The folly of disowning two great sons of Devon
SIR – The headteacher of Exeter School, Louise Simpson, appears to find that Sir Francis Drake and Sir Walter Raleigh no longer represent the school’s “values and inclusive nature”, and are thus unworthy to have houses named after them (report, March 5). She proposes woodlands or topographical features as substitutes. Wistlandpound comes to mind.
I do wonder if the headteacher has done her homework when she says that Raleigh doesn’t fit the school’s values. Not only was he a competent sailor, but he also wrote good poetry. And he died well. On feeling the axe at his execution, he is said to have remarked: “’Tis a sharp remedy, but a sure one for all ills.”
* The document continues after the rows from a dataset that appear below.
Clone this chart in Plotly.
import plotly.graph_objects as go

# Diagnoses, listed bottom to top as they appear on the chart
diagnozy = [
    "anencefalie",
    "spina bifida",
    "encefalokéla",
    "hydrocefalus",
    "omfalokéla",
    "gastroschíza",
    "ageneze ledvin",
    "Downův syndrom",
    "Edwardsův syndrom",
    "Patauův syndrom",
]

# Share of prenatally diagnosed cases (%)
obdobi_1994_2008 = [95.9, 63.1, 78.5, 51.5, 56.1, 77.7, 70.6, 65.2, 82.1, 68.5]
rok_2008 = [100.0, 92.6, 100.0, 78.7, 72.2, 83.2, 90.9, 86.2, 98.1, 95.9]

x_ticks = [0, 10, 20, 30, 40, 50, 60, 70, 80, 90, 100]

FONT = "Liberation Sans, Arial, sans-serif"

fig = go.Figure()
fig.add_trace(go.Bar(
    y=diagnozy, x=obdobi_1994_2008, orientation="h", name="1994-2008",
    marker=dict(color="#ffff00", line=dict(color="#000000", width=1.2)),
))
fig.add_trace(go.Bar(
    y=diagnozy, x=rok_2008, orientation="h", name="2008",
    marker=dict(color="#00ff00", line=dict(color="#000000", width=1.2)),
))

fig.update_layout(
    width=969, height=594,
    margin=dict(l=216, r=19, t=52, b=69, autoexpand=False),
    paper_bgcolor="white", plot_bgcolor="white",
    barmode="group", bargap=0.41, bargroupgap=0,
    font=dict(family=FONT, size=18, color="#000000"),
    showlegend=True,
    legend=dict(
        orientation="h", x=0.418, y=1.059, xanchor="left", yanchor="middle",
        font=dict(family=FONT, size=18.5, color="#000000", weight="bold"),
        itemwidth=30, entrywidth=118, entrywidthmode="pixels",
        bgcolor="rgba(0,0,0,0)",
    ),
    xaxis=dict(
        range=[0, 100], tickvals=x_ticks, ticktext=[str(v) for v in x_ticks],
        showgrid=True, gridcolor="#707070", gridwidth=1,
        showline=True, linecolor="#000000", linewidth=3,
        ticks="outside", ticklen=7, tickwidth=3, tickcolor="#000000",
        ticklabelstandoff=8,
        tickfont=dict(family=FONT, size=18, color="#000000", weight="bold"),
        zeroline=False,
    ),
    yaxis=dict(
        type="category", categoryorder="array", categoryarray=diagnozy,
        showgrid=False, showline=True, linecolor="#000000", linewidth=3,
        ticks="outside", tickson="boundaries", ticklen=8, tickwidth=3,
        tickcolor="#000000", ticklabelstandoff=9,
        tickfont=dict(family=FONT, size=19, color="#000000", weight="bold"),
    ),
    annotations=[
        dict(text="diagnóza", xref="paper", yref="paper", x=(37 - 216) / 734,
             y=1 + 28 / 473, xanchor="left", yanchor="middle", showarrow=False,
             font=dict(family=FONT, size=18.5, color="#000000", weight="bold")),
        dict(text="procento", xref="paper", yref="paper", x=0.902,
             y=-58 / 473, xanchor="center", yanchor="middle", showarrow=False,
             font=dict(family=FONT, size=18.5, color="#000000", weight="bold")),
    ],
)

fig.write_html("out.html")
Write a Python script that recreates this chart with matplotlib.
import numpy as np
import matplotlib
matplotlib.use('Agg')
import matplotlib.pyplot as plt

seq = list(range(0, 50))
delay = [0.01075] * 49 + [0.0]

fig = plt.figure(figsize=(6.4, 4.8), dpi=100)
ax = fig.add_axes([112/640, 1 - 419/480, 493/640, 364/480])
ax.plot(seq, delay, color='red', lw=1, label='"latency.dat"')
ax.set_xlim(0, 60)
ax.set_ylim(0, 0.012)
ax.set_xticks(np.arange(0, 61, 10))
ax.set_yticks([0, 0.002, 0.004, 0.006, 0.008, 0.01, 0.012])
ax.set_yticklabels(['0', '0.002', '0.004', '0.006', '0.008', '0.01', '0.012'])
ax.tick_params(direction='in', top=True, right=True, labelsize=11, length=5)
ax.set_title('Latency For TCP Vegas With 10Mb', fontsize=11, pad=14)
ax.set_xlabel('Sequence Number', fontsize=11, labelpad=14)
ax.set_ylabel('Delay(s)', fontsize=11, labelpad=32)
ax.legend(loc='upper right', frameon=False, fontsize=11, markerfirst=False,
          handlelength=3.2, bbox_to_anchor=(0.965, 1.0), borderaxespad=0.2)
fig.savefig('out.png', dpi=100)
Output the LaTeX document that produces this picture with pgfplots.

Drake, apart from seeing off the Spaniards, was instrumental in giving Plymouth a water supply. A poet and a plumber seem pretty inclusive to me.
Rohaise Thomas-everard
SIR – I attended Exeter School between 1969 and 1974, and was a member of Raleigh House. Renaming it after, say, Captain Pugwash would not have made it any pleasanter or more inclusive to a shy 13-year-old who found it difficult to fit in.
I have in past years communicated several times with Louise Simpson, and am convinced that she is a strong, caring and excellent headteacher. Were I 13 again, I should feel happy to be joining her school, whatever the names of the houses.
Tom Stubbs
SIR – Stowe’s 16 houses are not only named after members of the Temple-grenville family, later the dukes of Buckingham (“Out with Churchill, in with Greta: Why schools are ‘modernising’ their house names”, telegraph.co.uk, March 7). This tradition ended in 2007 when Elizabeth II visited Stowe to open Queen’s House.
More recently, the children of Sir Nicholas Winton and Group Captain Leonard, Baron Cheshire, opened Winton and Cheshire houses in 2019 to celebrate two of our most illustrious Old Stoics. Last year, the family of Colonel Andrew Croft, Old Stoic soldier, explorer, and reforming head of The Infantry Boys’ Battalion in Plymouth and the Metropolitan Police Cadet Corps in Hendon, opened a 16th house, Croft.
While it is true that Richard, 1st Duke of Buckingham and Chandos (1776–1839), opposed William Wilberforce’s Bill for the abolition of slavery, his uncle, William Wyndham Grenville, 1st Baron Grenville (1759–1834), and prime minister from 1806 to 1807, proposed and managed the Abolition of the Slave Trade Act of 1807, arguably the most important legislative act of the 19th century, which abolished the slave trade in the British Empire.